# START OF Supplied data

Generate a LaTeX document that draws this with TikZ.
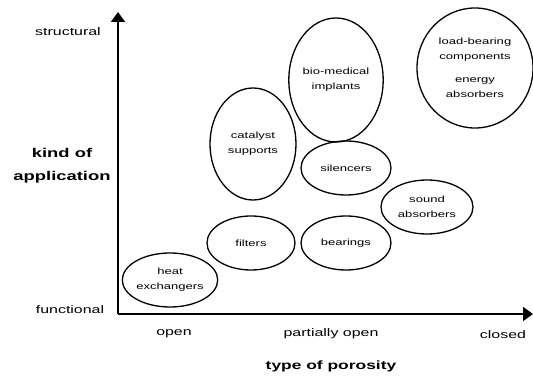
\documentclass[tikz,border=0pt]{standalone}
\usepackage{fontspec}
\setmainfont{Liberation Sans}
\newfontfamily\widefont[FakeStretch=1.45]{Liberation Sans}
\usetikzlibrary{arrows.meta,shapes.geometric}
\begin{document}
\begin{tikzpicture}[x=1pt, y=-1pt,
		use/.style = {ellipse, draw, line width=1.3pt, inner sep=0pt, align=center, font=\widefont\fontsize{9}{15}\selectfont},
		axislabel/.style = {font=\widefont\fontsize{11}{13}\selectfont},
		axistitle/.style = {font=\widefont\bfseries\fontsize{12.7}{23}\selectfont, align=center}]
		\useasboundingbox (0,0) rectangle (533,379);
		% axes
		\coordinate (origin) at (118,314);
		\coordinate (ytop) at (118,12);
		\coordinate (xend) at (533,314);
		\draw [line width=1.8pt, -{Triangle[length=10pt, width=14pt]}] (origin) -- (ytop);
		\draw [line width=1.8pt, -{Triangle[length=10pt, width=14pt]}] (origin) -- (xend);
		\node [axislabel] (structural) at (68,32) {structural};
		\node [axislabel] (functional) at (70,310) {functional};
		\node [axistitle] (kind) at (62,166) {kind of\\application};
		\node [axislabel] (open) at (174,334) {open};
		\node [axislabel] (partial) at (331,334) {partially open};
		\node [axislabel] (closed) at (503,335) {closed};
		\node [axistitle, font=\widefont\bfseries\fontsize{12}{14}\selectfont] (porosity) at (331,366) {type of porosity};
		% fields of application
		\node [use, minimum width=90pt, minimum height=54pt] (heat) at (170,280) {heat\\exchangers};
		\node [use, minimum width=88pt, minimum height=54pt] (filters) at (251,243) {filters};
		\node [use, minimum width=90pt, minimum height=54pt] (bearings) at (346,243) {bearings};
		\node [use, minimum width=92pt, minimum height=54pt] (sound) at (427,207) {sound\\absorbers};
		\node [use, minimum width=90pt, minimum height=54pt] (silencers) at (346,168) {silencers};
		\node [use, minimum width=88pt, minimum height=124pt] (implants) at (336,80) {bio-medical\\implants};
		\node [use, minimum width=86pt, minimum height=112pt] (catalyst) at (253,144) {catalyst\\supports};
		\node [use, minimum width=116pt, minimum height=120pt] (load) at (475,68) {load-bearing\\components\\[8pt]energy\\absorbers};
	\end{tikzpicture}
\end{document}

# END OF Supplied data

→ What is being asked
Reproduce the material above in full, exactly, with no images.

→ Response
Generate a LaTeX document that draws this with TikZ.
\documentclass[tikz,border=0pt]{standalone}
\usepackage{fontspec}
\setmainfont{Liberation Sans}
\newfontfamily\widefont[FakeStretch=1.45]{Liberation Sans}
\usetikzlibrary{arrows.meta,shapes.geometric}
\begin{document}
\begin{tikzpicture}[x=1pt, y=-1pt,
		use/.style = {ellipse, draw, line width=1.3pt, inner sep=0pt, align=center, font=\widefont\fontsize{9}{15}\selectfont},
		axislabel/.style = {font=\widefont\fontsize{11}{13}\selectfont},
		axistitle/.style = {font=\widefont\bfseries\fontsize{12.7}{23}\selectfont, align=center}]
		\useasboundingbox (0,0) rectangle (533,379);
		% axes
		\coordinate (origin) at (118,314);
		\coordinate (ytop) at (118,12);
		\coordinate (xend) at (533,314);
		\draw [line width=1.8pt, -{Triangle[length=10pt, width=14pt]}] (origin) -- (ytop);
		\draw [line width=1.8pt, -{Triangle[length=10pt, width=14pt]}] (origin) -- (xend);
		\node [axislabel] (structural) at (68,32) {structural};
		\node [axislabel] (functional) at (70,310) {functional};
		\node [axistitle] (kind) at (62,166) {kind of\\application};
		\node [axislabel] (open) at (174,334) {open};
		\node [axislabel] (partial) at (331,334) {partially open};
		\node [axislabel] (closed) at (503,335) {closed};
		\node [axistitle, font=\widefont\bfseries\fontsize{12}{14}\selectfont] (porosity) at (331,366) {type of porosity};
		% fields of application
		\node [use, minimum width=90pt, minimum height=54pt] (heat) at (170,280) {heat\\exchangers};
		\node [use, minimum width=88pt, minimum height=54pt] (filters) at (251,243) {filters};
		\node [use, minimum width=90pt, minimum height=54pt] (bearings) at (346,243) {bearings};
		\node [use, minimum width=92pt, minimum height=54pt] (sound) at (427,207) {sound\\absorbers};
		\node [use, minimum width=90pt, minimum height=54pt] (silencers) at (346,168) {silencers};
		\node [use, minimum width=88pt, minimum height=124pt] (implants) at (336,80) {bio-medical\\implants};
		\node [use, minimum width=86pt, minimum height=112pt] (catalyst) at (253,144) {catalyst\\supports};
		\node [use, minimum width=116pt, minimum height=120pt] (load) at (475,68) {load-bearing\\components\\[8pt]energy\\absorbers};
	\end{tikzpicture}
\end{document}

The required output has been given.